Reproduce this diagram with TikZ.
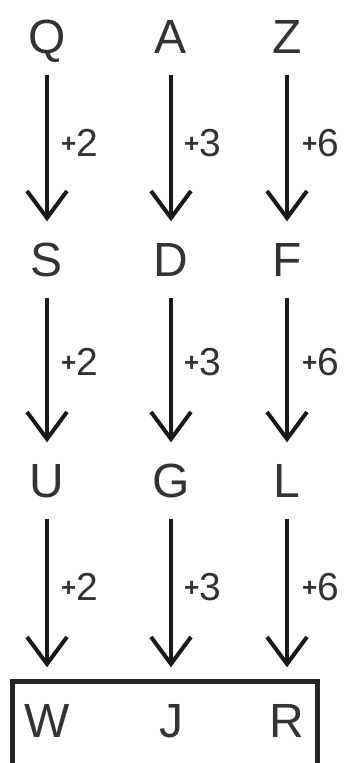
\documentclass[tikz,border=0pt]{standalone}
\usepackage{fontspec}
\setmainfont{Liberation Sans}
\usetikzlibrary{arrows.meta, positioning}
\tikzset{
    letter/.style = {inner sep=0pt, text height=35pt, text depth=0pt, font=\fontsize{48}{48}\selectfont, text=black!80},
    steplabel/.style = {inner sep=0pt, anchor=west, font=\fontsize{39}{39}\selectfont, text=black!80},
    step arrow/.style = {line width=4pt, black!90, -{Straight Barb[length=27pt,width=40pt]}, shorten <=21pt, shorten >=20pt}
}
\newcommand{\plusby}[1]{{\fontsize{26}{26}\selectfont\bfseries\raisebox{4pt}{+}}#1}

\begin{document}
\begin{tikzpicture}[x=1pt, y=-1pt]
    \useasboundingbox (0,0) rectangle (354,763);
    \clip (0,0) rectangle (354,763);

    % Letters, row by row
    \node (q) [letter] at (47,36) {Q};
    \node (a) [letter] at (171,36) {A};
    \node (z) [letter] at (287,36) {Z};

    \node (s) [letter] at (47,259) {S};
    \node (d) [letter] at (171,259) {D};
    \node (f) [letter] at (287,259) {F};

    \node (u) [letter] at (47,480) {U};
    \node (g) [letter] at (171,480) {G};
    \node (l) [letter] at (287,480) {L};

    \node (w) [letter] at (47,720) {W};
    \node (j) [letter] at (171,720) {J};
    \node (r) [letter] at (287,720) {R};

    % Result frame (bottom edge cut off)
    \node (frame) [draw=black!85, line width=5pt, minimum width=305pt, minimum height=140pt] at (164.5,751) {};

    % Arrows with step labels
    \draw [step arrow] (q) -- (s);
    \draw [step arrow] (a) -- (d);
    \draw [step arrow] (z) -- (f);
    \node (l1) [steplabel] at (61,143) {\plusby{2}};
    \node (l2) [steplabel] at (184,143) {\plusby{3}};
    \node (l3) [steplabel] at (302,143) {\plusby{6}};

    \draw [step arrow] (s) -- (u);
    \draw [step arrow] (d) -- (g);
    \draw [step arrow] (f) -- (l);
    \node (l4) [steplabel] at (61,362) {\plusby{2}};
    \node (l5) [steplabel] at (184,362) {\plusby{3}};
    \node (l6) [steplabel] at (302,362) {\plusby{6}};

    \draw [step arrow, shorten >=35pt] (u) -- (w);
    \draw [step arrow, shorten >=35pt] (g) -- (j);
    \draw [step arrow, shorten >=35pt] (l) -- (r);
    \node (l7) [steplabel] at (61,587) {\plusby{2}};
    \node (l8) [steplabel] at (184,587) {\plusby{3}};
    \node (l9) [steplabel] at (302,587) {\plusby{6}};
\end{tikzpicture}
\end{document}
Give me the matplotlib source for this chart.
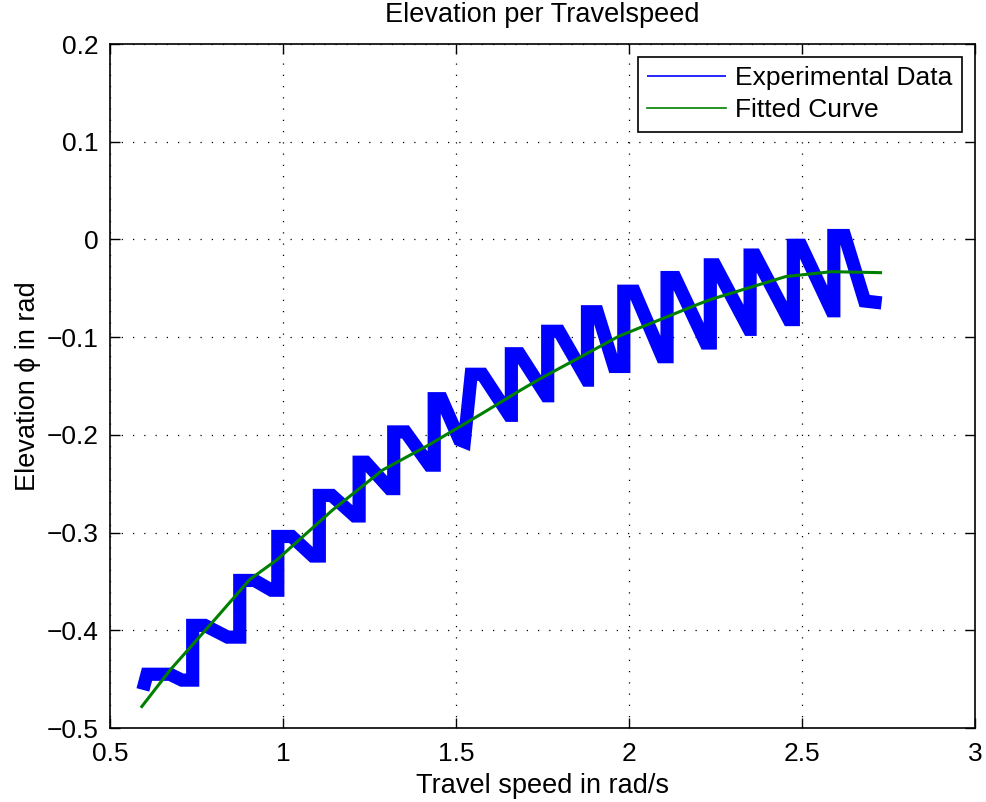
import matplotlib
matplotlib.use("Agg")
import matplotlib.pyplot as plt

plt.rcParams['font.family'] = ['Liberation Sans', 'DejaVu Sans']

exp_speed = [0.595, 0.607, 0.673, 0.708, 0.739, 0.739, 0.774, 0.840, 0.875, 0.875,
             0.918, 0.967, 0.985, 0.985, 1.025, 1.086, 1.105, 1.105, 1.141, 1.207,
             1.220, 1.220, 1.239, 1.308, 1.320, 1.320, 1.354, 1.423, 1.437, 1.437,
             1.458, 1.510, 1.524, 1.544, 1.576, 1.654, 1.660, 1.660, 1.683, 1.761,
             1.765, 1.765, 1.798, 1.879, 1.880, 1.880, 1.908, 1.957, 1.985, 1.985,
             2.015, 2.096, 2.110, 2.110, 2.133, 2.222, 2.235, 2.235, 2.248, 2.347,
             2.350, 2.350, 2.364, 2.462, 2.475, 2.475, 2.497, 2.586, 2.592, 2.592,
             2.623, 2.681, 2.730]
exp_elev = [-0.461, -0.445, -0.445, -0.451, -0.451, -0.395, -0.395, -0.407, -0.407, -0.349,
            -0.349, -0.359, -0.359, -0.304, -0.304, -0.324, -0.324, -0.262, -0.262, -0.283,
            -0.283, -0.228, -0.228, -0.255, -0.255, -0.197, -0.197, -0.231, -0.231, -0.163,
            -0.163, -0.205, -0.207, -0.138, -0.138, -0.180, -0.180, -0.117, -0.117, -0.160,
            -0.160, -0.094, -0.094, -0.144, -0.144, -0.074, -0.074, -0.130, -0.130, -0.053,
            -0.053, -0.120, -0.120, -0.039, -0.039, -0.106, -0.106, -0.026, -0.026, -0.092,
            -0.092, -0.016, -0.016, -0.082, -0.082, -0.006, -0.006, -0.073, -0.073, 0.004,
            0.004, -0.063, -0.065]

# Fitted curve
fit_speed = [0.592, 0.673, 0.803, 0.904, 0.982, 1.143, 1.288, 1.423, 1.576, 1.683,
             1.741, 1.971, 2.202, 2.240, 2.453, 2.586, 2.727]
fit_elev = [-0.478, -0.441, -0.389, -0.348, -0.328, -0.277, -0.236, -0.210, -0.178, -0.155,
            -0.143, -0.099, -0.066, -0.061, -0.038, -0.033, -0.034]

x_ticks = [0.5, 1, 1.5, 2, 2.5, 3]
x_tick_labels = ['0.5', '1', '1.5', '2', '2.5', '3']
y_ticks = [-0.5, -0.4, -0.3, -0.2, -0.1, 0, 0.1, 0.2]
y_tick_labels = ['\u22120.5', '\u22120.4', '\u22120.3', '\u22120.2', '\u22120.1', '0', '0.1', '0.2']

fig = plt.figure(figsize=(9.87, 8.02), dpi=100)
ax = fig.add_axes([110/987, 74/802, 865/987, 684/802])

ax.plot(exp_speed, exp_elev, color=(0, 0, 1), lw=9.5, solid_joinstyle='miter',
        solid_capstyle='butt', label='Experimental Data')
ax.plot(fit_speed, fit_elev, color=(0, 0.5, 0), lw=2.2, label='Fitted Curve')

ax.set_xlim(0.5, 3)
ax.set_ylim(-0.5, 0.2)
ax.set_xticks(x_ticks)
ax.set_xticklabels(x_tick_labels)
ax.set_yticks(y_ticks)
ax.set_yticklabels(y_tick_labels)
ax.grid(True, color='black', linestyle=(0, (1, 8)), linewidth=0.9)
ax.tick_params(direction='in', length=7, width=1, top=True, right=True,
               labelsize=19)
ax.tick_params(axis='x', pad=10)
ax.tick_params(axis='y', pad=8)
for s in ax.spines.values():
    s.set_linewidth(1.2)

ax.set_title('Elevation per Travelspeed', fontsize=19.5, pad=16)
ax.set_xlabel('Travel speed in rad/s', fontsize=19.5, labelpad=5)
ax.set_ylabel('Elevation \u03d5 in rad', fontsize=19.5, labelpad=4)

leg = ax.legend(loc='upper right', fontsize=19, frameon=True, fancybox=False,
                edgecolor='black', framealpha=1, borderpad=0.35, handlelength=3.0,
                handletextpad=0.35, labelspacing=0.3, borderaxespad=0.5)
leg.get_frame().set_linewidth(1.2)
for h in leg.get_lines():
    h.set_linewidth(1.2)

fig.savefig('out.png', dpi=100)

——

Retype the lines above exactly as they appear, from the line containing "Give me the matplotlib source for this chart." through the line containing "plt.rcParams['font.family'] = ['Liberation", and leave out any pictures.

Give me the matplotlib source for this chart.
import matplotlib
matplotlib.use("Agg")
import matplotlib.pyplot as plt

plt.rcParams['font.family'] = ['Liberation Sans', 'DejaVu Sans']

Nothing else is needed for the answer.